When he joined Collingwood, the club was at a low ebb. That much was certain in his first two years - 1998 (when the club finished 14th) and 1999 (when the Magpies won only their second wooden spoon in the club's history).
Tarrant's first practice match for Collingwood came on February 14, 1998, on a strange day at Princes Park when then Carlton president John Elliott was handing out roses to mark Valentine's Day.
Highlights from his early days.
He kicked a goal, was likened to Essendon's Scott Lucas by one media observer, and ended up breaking his wrist in Collingwood's six-goal loss.
That delayed his official AFL debut, and pushed it back to round three of that year, against the might of the Western Bulldogs, who were then one of the most in-your-face sides in the competition. Again, he kicked a goal, had seven disposals and laid three tackles as the club went down by 34 points.
The Herald Sun said it was a "baptism" of fire for the young forward as the Bulldogs "intimidated the Pies, sucked them in, beat them mentally and physically before stuffing them in a box and burying them."
He was only 17 years and 205 days, and was the youngest player in the competition at the time, but he showed a few sparks in the 11 games of his debut season, particularly late in the year.
In 1999 he played 13 games, with his best effort being four goals in Damian Monkhorst's 200th game against St Kilda at Waverley. On the Thursday before Tony Shaw had announced he would be stepping down as coach at the end of the season.
Down by four goals at half-time, the Magpies fought back strongly, and Tarrant more than played his role, with the Herald Sun saying: he "showed the type of class that (he was) recruited for."
After the game Tarrant did his best to stay out of the media spotlight, but did offer up a few words to waiting reporters. He said: "Winning a game like that from 25 points down against the odds the way we did was very satisfying and certainly my highlight so far."
In that year, Tarrant got to experience playing on Victoria Park in the Magpies' farewell game against Brisbane. He kicked a goal and had 16 touches in his 24th game, but the Magpies' miserable wooden spoon season ended in a 42-point loss.
Tarrant explains his retirement on The Club.
He kicked 28 goals from 19 games in Mick Malthouse's first year as coach in 2000, but only after he had briefly considered quitting the sport to return home to Mildura to be with his family and friends.
Eddie McGuire coaxed him back to Melbourne - and down to Portsea where he threw a barbecue for Tarrant and convinced him that he had to continue with his football.
At the time the president said: "He's making an assessment whether he could be bothered knuckling down over the next 10 years to the rigors of football or whether he'd rather go fishing." Football won out over fishing, and Magpie fans were grateful that it did.
In 2001 Tarrant took one of the marks of the year against Melbourne on a cold, wet day at the MCG on Queen's Birthday.
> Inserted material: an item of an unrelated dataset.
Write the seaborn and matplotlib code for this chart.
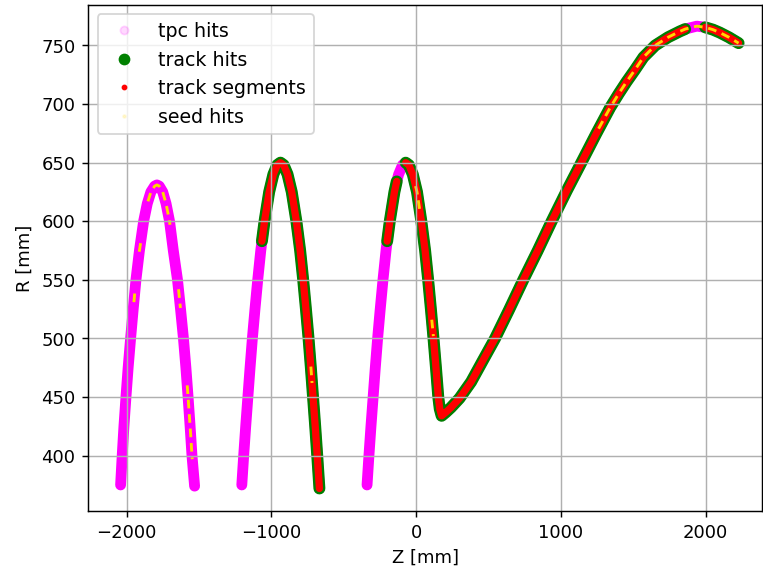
"""
Z-R view of a looping track: tpc hits, track hits, track segments and seed hits.
"""

import pandas as pd
import matplotlib
matplotlib.use('Agg')
import matplotlib.pyplot as plt
from matplotlib.lines import Line2D
import seaborn as sns

# --- hit positions (Z, R in mm) ---
arc1_z = [-2041, -2030, -2018, -2004, -1989, -1972, -1954, -1935, -1911,
          -1882, -1857, -1832, -1806, -1790, -1774, -1750, -1727, -1703,
          -1677, -1648, -1627, -1607, -1590, -1575, -1561, -1548, -1530]
arc1_r = [375, 400, 425, 450, 475, 500, 525, 550, 575,
          600, 615, 625, 630, 631, 630, 625, 615, 600,
          575, 550, 525, 500, 475, 450, 425, 400, 374]

arc2_z = [-1204, -1191, -1177, -1162, -1147, -1131, -1113, -1094, -1073,
          -1065, -1047, -1015, -986, -959, -937, -915, -888, -859,
          -827, -801, -780, -761, -743, -727, -712, -697, -683, -668]
arc2_r = [375, 400, 425, 450, 475, 500, 525, 550, 575,
          583, 600, 625, 640, 648, 650, 648, 640, 625,
          600, 575, 550, 525, 500, 475, 450, 425, 400, 372]

# third arc running straight into the big outgoing arc
arc3_z = [-339, -326, -312, -297, -282, -266, -248, -229, -208, -200,
          -182, -150, -134, -121, -94, -72, -50, -23, 6, 36,
          62, 83, 102, 120, 137, 153, 163, 176,
          205, 240, 300, 380, 460, 545, 640, 740, 840, 936,
          1040, 1145, 1245, 1340, 1400, 1453, 1510, 1570, 1651, 1740,
          1821, 1858, 1939, 1996, 2050, 2097, 2160, 2227]
arc3_r = [375, 400, 425, 450, 475, 500, 525, 550, 575, 583,
          600, 625, 634, 640, 648, 650, 648, 640, 625, 600,
          575, 550, 525, 500, 475, 450, 440, 434,
          437, 441, 449, 463, 481, 500, 524, 550, 575, 600,
          626, 651, 675, 697, 709, 719, 729, 740, 750, 757,
          762, 764, 766.5, 765.5, 763.5, 761, 757, 752]

# Z ranges of the arcs that carry track hits / track segments
track_arc2 = [(-1065, -668)]
track_arc3 = [(-200, -134), (-72, 1858), (1996, 2227)]

# seed hits, short pieces along the arcs
seed_z = [[-1949, -1941], [-1912, -1900],
          [-1852, -1832, -1806, -1790, -1774, -1750, -1727, -1703, -1700],
          [-1641, -1628], [-1581, -1575, -1561, -1548, -1546],
          [-727, -719], [-4, 6, 28], [108, 119],
          [1260, 1340, 1400, 1453, 1510, 1570, 1651, 1740, 1821, 1858,
           1939, 1996, 2050, 2097, 2160, 2227]]
seed_r = [[531, 542], [574, 584],
          [617, 625, 630, 631, 630, 625, 615, 600, 597],
          [542, 526], [460, 450, 425, 400, 397],
          [476, 462], [630, 625, 607], [516, 502],
          [679, 697, 709, 719, 729, 740, 750, 757, 762, 764,
           766.5, 765.5, 763.5, 761, 757, 752]]


def to_frame(segments):
    rows = []
    for i, (zs, rs) in enumerate(segments):
        for z, r in zip(zs, rs):
            rows.append({'z': z, 'r': r, 'seg': i})
    return pd.DataFrame(rows)


def pick(zs, rs, ranges):
    out = []
    for lo, hi in ranges:
        keep = [(z, r) for z, r in zip(zs, rs) if lo <= z <= hi]
        out.append(([k[0] for k in keep], [k[1] for k in keep]))
    return out


tpc_df = to_frame([(arc1_z, arc1_r), (arc2_z, arc2_r), (arc3_z, arc3_r)])
track_df = to_frame(pick(arc2_z, arc2_r, track_arc2) + pick(arc3_z, arc3_r, track_arc3))
seed_df = to_frame(list(zip(seed_z, seed_r)))

# --- plot ---
fig = plt.figure(figsize=(763.2 / 130, 569.2 / 130), dpi=130)
ax = fig.add_axes([88 / 763, 58 / 569, 674 / 763, 506 / 569])

line_kws = dict(x='z', y='r', units='seg', estimator=None, sort=False,
                legend=False, ax=ax, zorder=1)
round_kws = dict(solid_capstyle='round', solid_joinstyle='round')

sns.lineplot(data=tpc_df, color='magenta', lw=6.0, **round_kws, **line_kws)
sns.lineplot(data=track_df, color='green', lw=6.6, **round_kws, **line_kws)
sns.lineplot(data=track_df, color='red', lw=4.0, **round_kws, **line_kws)
sns.lineplot(data=seed_df, color='gold', lw=1.6, linestyle=(0, (3, 2)), **line_kws)

ax.set_xlim(-2266, 2390)
ax.set_ylim(352.8, 784.7)
ax.set_xticks([-2000, -1000, 0, 1000, 2000])
ax.set_yticks(range(400, 751, 50))
ax.grid(True)
ax.set_xlabel('Z [mm]')
ax.set_ylabel('R [mm]')

handles = [
    Line2D([], [], marker='o', ls='none', color='magenta', alpha=0.15, ms=4.5),
    Line2D([], [], marker='o', ls='none', color='green', ms=5.5),
    Line2D([], [], marker='o', ls='none', color='red', ms=2.2),
    Line2D([], [], marker='o', ls='none', color='gold', alpha=0.15, ms=1.5),
]
ax.legend(handles, ['tpc hits', 'track hits', 'track segments', 'seed hits'],
          loc='upper left', fontsize=10.5)

fig.savefig('out.png', dpi=130)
Speaking after his launching over a pack, the forward said: "I led out from the goal square, I think I was about 30m off the play and I just sort of seemed to go up in the air. I wanted to hit the pack as hard as I could. I jumped and I think I got a boost from somewhere."
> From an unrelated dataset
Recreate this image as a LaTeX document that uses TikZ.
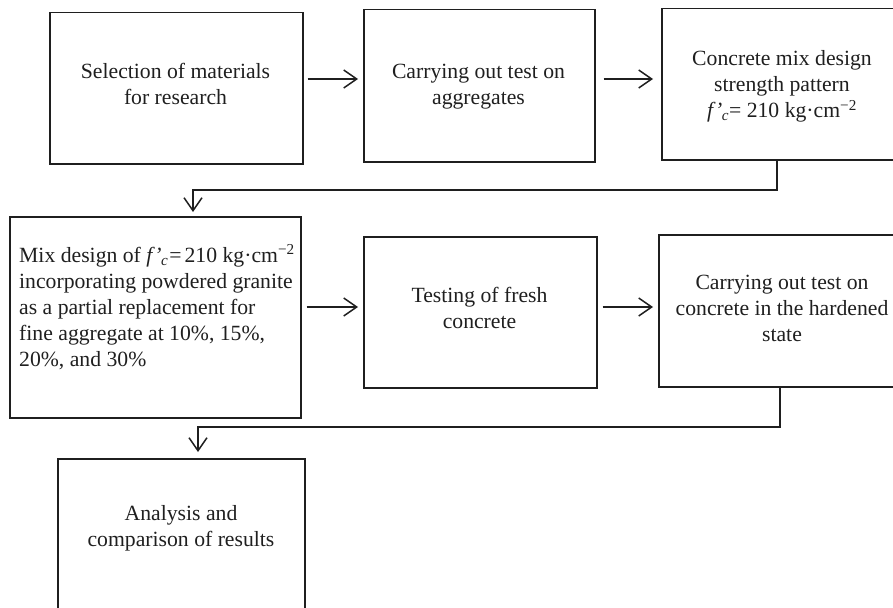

Incredibly, Tarrant was denied the Mark of the Year by Essendon's Gary Moorcroft who took a once-in-a-lifetime mark over Western Bulldogs Brad Johnson only four weeks later.
But in Tarrant, Collingwood had more than just a high flier. They succeeded in getting a forward capable of kicking goals - he would win the club's goal kicking for five successive years - 2001-2005 (although he was equal with Anthony Rocca in one year).
Tarrant kicked 53 goals in 2001; 38 in 2002; a career high 54 in 2003; and then, oddly enough, 36 in his last three years at Collingwood in that decade - 2004-06.
Watch Tarrant's role in the forgettable - or unforgettable - shampoo advertisement from 2003.
There were some great highs, including a career-best seven goals against Melbourne in 2002, which earned him his first three Brownlow votes, and two more clutches of six goals in 2003 and 2006.
In 2003 he finished second in the Copeland Trophy to Nathan Buckley, received the Mark of the Year for his skyscraping grab against Geelong in round 18 and was a worthy All-Australian.
But there was an occasional side to Tarrant that hated the spotlight that being at Collingwood constantly shone on him, and he sometimes found some trouble off the field.
In the end, for the sake of both parties, Tarrant was traded Fremantle at the end of 2006. There, with the Dockers, he showed a real maturity by turning himself into the one of game's best backmen. He was third in Fremantle's best and fairest in his last year at the club, 2009, but always wanted the chance to finish his career at Collingwood.
Just as Hawthorn's Trent Croad went to Fremantle and then returned to the Hawks, Tarrant did the same in 2011, offering to play for basically a base salary to chase that elusive premiership - the one that he missed in 2010.
Tarrant had a strong first year back with the Magpies, playing 23 games, finishing 10th in the best and fairest as he slotted into Nathan Brown's role after the young defender suffered a pre-season knee injury.
Sadly, he could not taste the success of a premiership, as the Magpies lost to Geelong by 38 points in the Grand Final.
And his final season - his 15th in the game - would be hampered by a few injuries.
But it would be fitting if Tarrant could do what Croad did with the Hawks after his return from Fremantle - play in a premiership side with his original club.
Collingwood fans who have ridden every step of Tarrant's time in the game would love to see that.